Under some conditions, a first‐order kinetic model is a poor representation of biodegradation in contaminated aquifers. Although it is well known that the assumption of first‐order kinetics is valid only when substrate concentration, S, is much less than the half‐saturation constant, K _s, this assumption is often made without verification of this condition. We present a formal error analysis showing that the relative error in the first‐order approximation is S/K_s and in the zero‐order approximation the error is K_s/S. We then examine the problems that arise when the first‐order approximation is used outside the range for which it is valid. A series of numerical simulations comparing results of first‐ and zero‐order rate approximations to Monod kinetics for a real data set illustrates that if concentrations observed in the field are higher than K_s, it may be better to model degradation using a zero‐order rate expression. Compared with Monod kinetics, extrapolation of a first‐order rate to lower concentrations under‐predicts the biotransformation potential, while extrapolation to higher concentrations may grossly over‐predict the transformation rate.

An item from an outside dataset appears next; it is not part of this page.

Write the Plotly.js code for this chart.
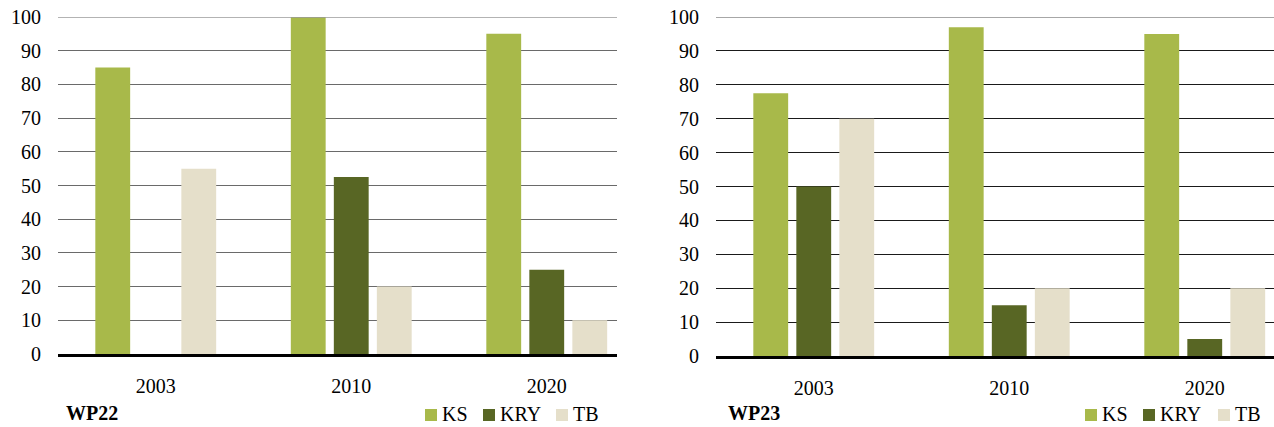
<!DOCTYPE html>
<html>
<head>
<meta charset="utf-8">
<script src="https://cdn.plot.ly/plotly-3.0.1.min.js"></script>
<style>html,body{margin:0;padding:0;background:#fff;}#chart{width:1274px;height:427px;}</style>
</head>
<body>
<div id="chart"></div>
<script>
const years = ['2003', '2010', '2020'];
const seriesNames = ['KS', 'KRY', 'TB'];
const wp22_KS = [85, 100, 95];
const wp22_KRY = [0, 52.5, 25];
const wp22_TB = [55, 20, 10];
const wp23_KS = [77.5, 97, 95];
const wp23_KRY = [50, 15, 5];
const wp23_TB = [70, 20, 20];
const panelTitles = ['WP22', 'WP23'];
const yTicks = [0, 10, 20, 30, 40, 50, 60, 70, 80, 90, 100];

const colors = {KS: '#A8B94A', KRY: '#586624', TB: '#E5DFCA'};
const W = 1274, H = 427;
const serif = '"Liberation Serif", serif';

function mk(name, y, xa, ya) {
  return {
    type: 'bar', name: name, x: years, y: y, xaxis: xa, yaxis: ya,
    showlegend: false, marker: {color: colors[name], line: {width: 0}},
    hoverinfo: 'x+y+name'
  };
}
const data = [
  mk(seriesNames[0], wp22_KS, 'x', 'y'),
  mk(seriesNames[1], wp22_KRY, 'x', 'y'),
  mk(seriesNames[2], wp22_TB, 'x', 'y'),
  mk(seriesNames[0], wp23_KS, 'x2', 'y2'),
  mk(seriesNames[1], wp23_KRY, 'x2', 'y2'),
  mk(seriesNames[2], wp23_TB, 'x2', 'y2')
];

function xax(d0, d1, anchor) {
  return {
    domain: [d0 / W, d1 / W], anchor: anchor, type: 'category',
    range: [-0.5, -0.5 + (d1 - d0) / 195.5],
    showline: true, linecolor: '#000', linewidth: 3,
    showgrid: false, zeroline: false, ticks: '',
    tickfont: {family: serif, size: 20, color: '#000'},
    ticklabelstandoff: 12, fixedrange: true
  };
}
function yax(top, bottom, anchor, grid) {
  return {
    domain: [1 - bottom / H, 1 - top / H], anchor: anchor,
    range: [0, 100], tickvals: yTicks, ticktext: yTicks.map(String),
    showline: false, zeroline: false, showgrid: true,
    gridcolor: grid, gridwidth: 1.3, ticks: '',
    tickfont: {family: serif, size: 20, color: '#000'},
    ticklabelstandoff: 16, fixedrange: true
  };
}

const shapes = [
  {type: 'line', xref: 'x domain', yref: 'y', x0: 0, x1: 1, y0: 100, y1: 100, line: {color: '#9a9a9a', width: 1.5}},
  {type: 'line', xref: 'x2 domain', yref: 'y2', x0: 0, x1: 1, y0: 100, y1: 100, line: {color: '#8a8a8a', width: 1.5}}
];
const annotations = [
  {text: '<b>' + panelTitles[0] + '</b>', xref: 'paper', yref: 'paper', x: 64 / W, y: 1 - 413 / H,
   xanchor: 'left', yanchor: 'middle', showarrow: false, font: {family: serif, size: 20, color: '#000'}},
  {text: '<b>' + panelTitles[1] + '</b>', xref: 'paper', yref: 'paper', x: 726 / W, y: 1 - 413 / H,
   xanchor: 'left', yanchor: 'middle', showarrow: false, font: {family: serif, size: 20, color: '#000'}}
];
// custom legends (square + label), one per panel
const legendSquareX = [[425, 483, 556], [1085, 1143, 1218]];
legendSquareX.forEach(function (row) {
  row.forEach(function (sx, i) {
    shapes.push({type: 'rect', xref: 'paper', yref: 'paper',
      x0: sx / W, x1: (sx + 12) / W, y0: 1 - 421 / H, y1: 1 - 409 / H,
      fillcolor: colors[seriesNames[i]], line: {width: 0}});
    annotations.push({text: seriesNames[i], xref: 'paper', yref: 'paper',
      x: (sx + 15) / W, y: 1 - 414 / H, xanchor: 'left', yanchor: 'middle',
      showarrow: false, font: {family: serif, size: 20, color: '#000'}});
  });
});

const layout = {
  width: W, height: H,
  margin: {l: 0, r: 0, t: 0, b: 0, pad: 0, autoexpand: false},
  paper_bgcolor: '#fff', plot_bgcolor: '#fff',
  barmode: 'group', bargap: 0.34, bargroupgap: 0.19,
  showlegend: false,
  font: {family: serif},
  xaxis: xax(58, 617, 'y'),
  yaxis: yax(17, 354, 'x', '#6a6a6a'),
  xaxis2: xax(716, 1274, 'y2'),
  yaxis2: yax(17, 356, 'x2', '#1a1a1a'),
  shapes: shapes,
  annotations: annotations
};
Plotly.newPlot('chart', data, layout, {displayModeBar: false, staticPlot: false});
</script>
</body>
</html>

A summary of solubilities and Monod parameters for aerobic benzene, toluene, and xylene (BTX) degradation shows that the a priori assumption of first‐order degradation kinetics at sites contaminated with these compounds is not valid. In particular, out of six published values of K_s for toluene, only one is greater than 2 mg/L, indicating that when toluene is present in concentrations greater than about a part per million, the assumption of first‐order kinetics may be invalid. Finally, we apply an existing analytical solution for steady‐state one‐dimensional advective transport with Monod degradation kinetics to a field data set.